Sunday, March 3, 2013

Two Books

2013 has introduced me to the writer, Ben Fountain.  A review of Billy Lynn's Long Halftime Walk, Fountain's novel about the Iraq War first drew my attention.  I'm a sucker for war fiction which to my way of thinking is about the only way a writer can convey war's genuine absurdity and the many ways individual find a way to survive that absurd but deadly experience.  The story, about an infantry squad whose heroism under fire is captured video and vaults them into a two-week celebrity US tour to rebuild flagging support for a war has worn out its welcome, is a clever indirect look at war and the society that sends its soldiers to war. 
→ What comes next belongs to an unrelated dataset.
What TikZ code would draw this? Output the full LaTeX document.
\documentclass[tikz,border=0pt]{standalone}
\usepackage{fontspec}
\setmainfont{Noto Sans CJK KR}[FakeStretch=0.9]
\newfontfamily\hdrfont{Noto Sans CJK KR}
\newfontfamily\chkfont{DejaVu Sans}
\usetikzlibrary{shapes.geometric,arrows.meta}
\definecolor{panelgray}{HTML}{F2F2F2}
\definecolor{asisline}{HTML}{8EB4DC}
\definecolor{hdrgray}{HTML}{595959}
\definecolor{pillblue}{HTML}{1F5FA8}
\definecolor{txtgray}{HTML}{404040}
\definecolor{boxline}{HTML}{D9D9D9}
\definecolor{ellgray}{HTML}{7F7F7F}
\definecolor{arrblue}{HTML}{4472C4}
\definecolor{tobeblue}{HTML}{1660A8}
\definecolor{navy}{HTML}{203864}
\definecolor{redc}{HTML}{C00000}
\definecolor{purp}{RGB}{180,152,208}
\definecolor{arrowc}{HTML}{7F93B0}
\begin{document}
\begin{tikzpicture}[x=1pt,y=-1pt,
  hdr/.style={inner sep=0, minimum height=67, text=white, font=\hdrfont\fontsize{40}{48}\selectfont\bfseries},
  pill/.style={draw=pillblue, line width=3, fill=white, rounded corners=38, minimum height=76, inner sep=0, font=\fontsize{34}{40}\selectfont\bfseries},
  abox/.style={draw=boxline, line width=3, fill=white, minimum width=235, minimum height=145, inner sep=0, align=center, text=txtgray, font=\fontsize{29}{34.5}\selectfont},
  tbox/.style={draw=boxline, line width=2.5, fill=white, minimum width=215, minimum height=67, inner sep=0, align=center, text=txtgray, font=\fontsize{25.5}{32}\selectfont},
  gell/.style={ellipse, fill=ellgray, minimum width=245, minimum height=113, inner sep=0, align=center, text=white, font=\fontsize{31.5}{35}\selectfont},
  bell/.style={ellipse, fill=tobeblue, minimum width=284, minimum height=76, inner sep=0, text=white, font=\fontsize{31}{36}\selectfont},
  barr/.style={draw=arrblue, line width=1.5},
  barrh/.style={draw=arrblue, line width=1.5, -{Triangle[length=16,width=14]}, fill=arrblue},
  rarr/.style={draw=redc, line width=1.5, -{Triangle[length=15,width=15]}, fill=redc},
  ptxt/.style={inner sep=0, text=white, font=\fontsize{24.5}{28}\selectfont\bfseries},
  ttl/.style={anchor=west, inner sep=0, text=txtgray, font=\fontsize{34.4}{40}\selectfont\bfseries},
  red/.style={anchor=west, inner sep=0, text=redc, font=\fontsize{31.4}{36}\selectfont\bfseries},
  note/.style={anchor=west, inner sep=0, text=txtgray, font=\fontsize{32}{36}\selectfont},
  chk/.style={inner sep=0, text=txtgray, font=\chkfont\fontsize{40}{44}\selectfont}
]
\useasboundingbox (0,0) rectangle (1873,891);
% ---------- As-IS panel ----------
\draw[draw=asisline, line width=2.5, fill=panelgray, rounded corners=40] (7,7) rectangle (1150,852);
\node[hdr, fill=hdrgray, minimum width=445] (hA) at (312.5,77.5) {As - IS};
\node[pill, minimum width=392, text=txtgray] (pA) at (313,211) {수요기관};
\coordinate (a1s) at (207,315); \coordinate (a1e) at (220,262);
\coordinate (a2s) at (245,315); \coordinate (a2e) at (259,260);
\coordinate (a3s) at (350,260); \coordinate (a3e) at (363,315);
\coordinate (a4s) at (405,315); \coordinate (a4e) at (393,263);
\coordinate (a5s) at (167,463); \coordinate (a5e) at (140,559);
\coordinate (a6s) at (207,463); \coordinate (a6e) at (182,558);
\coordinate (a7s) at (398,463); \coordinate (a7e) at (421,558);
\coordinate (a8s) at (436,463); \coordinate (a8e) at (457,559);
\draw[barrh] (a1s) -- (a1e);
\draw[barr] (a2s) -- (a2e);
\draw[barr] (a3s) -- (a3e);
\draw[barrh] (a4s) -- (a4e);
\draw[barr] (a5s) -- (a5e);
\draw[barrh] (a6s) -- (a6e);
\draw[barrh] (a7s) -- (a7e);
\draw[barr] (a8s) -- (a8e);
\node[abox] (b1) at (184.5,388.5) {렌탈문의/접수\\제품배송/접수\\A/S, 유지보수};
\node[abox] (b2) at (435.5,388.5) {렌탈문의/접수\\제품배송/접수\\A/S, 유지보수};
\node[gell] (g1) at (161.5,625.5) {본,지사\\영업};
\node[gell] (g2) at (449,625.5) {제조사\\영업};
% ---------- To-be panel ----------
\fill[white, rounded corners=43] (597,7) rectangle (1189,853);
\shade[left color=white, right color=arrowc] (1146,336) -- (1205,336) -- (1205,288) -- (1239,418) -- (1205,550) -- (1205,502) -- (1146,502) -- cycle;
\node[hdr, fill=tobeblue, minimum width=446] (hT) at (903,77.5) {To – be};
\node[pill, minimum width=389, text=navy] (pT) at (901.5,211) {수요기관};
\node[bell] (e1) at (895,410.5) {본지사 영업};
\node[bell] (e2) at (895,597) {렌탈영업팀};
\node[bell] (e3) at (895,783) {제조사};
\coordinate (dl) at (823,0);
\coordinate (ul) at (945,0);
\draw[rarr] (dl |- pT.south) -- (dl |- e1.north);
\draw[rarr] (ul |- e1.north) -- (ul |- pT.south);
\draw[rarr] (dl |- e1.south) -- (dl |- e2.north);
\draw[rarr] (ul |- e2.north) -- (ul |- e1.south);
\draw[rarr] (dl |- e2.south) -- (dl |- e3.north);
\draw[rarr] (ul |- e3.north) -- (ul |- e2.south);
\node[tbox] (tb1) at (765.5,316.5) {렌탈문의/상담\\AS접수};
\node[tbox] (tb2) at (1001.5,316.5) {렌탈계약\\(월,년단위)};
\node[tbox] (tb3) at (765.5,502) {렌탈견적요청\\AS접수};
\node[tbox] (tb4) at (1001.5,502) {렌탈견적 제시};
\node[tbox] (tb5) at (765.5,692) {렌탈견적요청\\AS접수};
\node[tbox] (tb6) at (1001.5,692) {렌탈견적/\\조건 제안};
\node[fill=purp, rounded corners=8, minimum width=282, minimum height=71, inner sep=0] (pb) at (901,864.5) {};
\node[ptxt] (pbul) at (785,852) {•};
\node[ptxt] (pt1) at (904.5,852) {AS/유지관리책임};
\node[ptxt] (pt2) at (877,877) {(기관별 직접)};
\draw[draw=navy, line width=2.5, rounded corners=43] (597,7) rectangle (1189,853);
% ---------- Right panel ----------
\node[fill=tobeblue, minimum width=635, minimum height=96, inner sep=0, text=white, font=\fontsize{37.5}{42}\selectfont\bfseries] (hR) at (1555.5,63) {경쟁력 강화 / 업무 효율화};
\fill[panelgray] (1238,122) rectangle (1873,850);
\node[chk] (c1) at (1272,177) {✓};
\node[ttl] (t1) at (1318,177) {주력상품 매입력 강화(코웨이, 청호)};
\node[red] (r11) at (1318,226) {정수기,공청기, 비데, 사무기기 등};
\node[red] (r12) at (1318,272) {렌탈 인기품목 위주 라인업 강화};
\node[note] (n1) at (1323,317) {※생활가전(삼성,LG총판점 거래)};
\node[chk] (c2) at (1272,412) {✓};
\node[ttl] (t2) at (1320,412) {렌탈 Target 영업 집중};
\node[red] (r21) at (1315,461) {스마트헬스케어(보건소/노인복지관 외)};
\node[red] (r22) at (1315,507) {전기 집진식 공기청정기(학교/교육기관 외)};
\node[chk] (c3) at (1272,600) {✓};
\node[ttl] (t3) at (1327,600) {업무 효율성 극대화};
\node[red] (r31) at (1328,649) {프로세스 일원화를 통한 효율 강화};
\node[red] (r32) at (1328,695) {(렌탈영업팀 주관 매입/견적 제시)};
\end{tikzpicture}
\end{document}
Fountain's narrator, Billy Lynn, is 19 from small-town Texas.  He understands his job but little about the world.  For Billy, the two week tour is almost as harrowing as the war itself.  At least in combat, Billy knows the score, knows how to act.  Mixing with celebrities and a fawning public that knows the mantra "Support the Troops" far more than it knows what it is supporting them to do, is more challenging and leaves him uncertain about what seemed so certain under fire. 

Billy's gradual awaking is set among the glitz and pageantry of Thanksgiving Day football.  The backstory is slowly revealed as the day progresses and Billy's fellow soldiers, now known popularly as "the Bravos" find their way through all of the hype.  Fountain makes it all sound real, each Bravo is a fully developed individual with his own take on the war.  They are young grunts, acting as young soldiers do, looking for the party, looking for the escape from the reality that always awaits them.  Along the way they provide a mirror that shows America still unwilling to recognize that reality. 

That deeper truth is what makes the story real to me.  Fountain's soldiers are blasphemous, their world laced with black humor.  The Bravos worldview is the eternal worldview of the infantry soldier; their inevitable fate frees them of the lies that the living build to protect themselves from the truth.  For the infantry soldier, life is short and cheap.  The infantry soldier can live with that.

Fountain tells the story well, with lively characters.  So well that I immediately found a copy of his short story collection, Brief Encounters with Che Guevara.  The format and settings are different but here too Fountain demonstrates his ability to get beyond fact and objective reality to examine human thought and behavior.  None of the characters in these stories are in control, not John Blair, the ornithologist held captive by rebel guerrillas; not Jill, the aid worker in Sierra Leone; not the Haitian fishermen who find the drugs left on the shore.  None are in charge but most figure something out.  They manage.  All of the stories are compelling and eminently believable.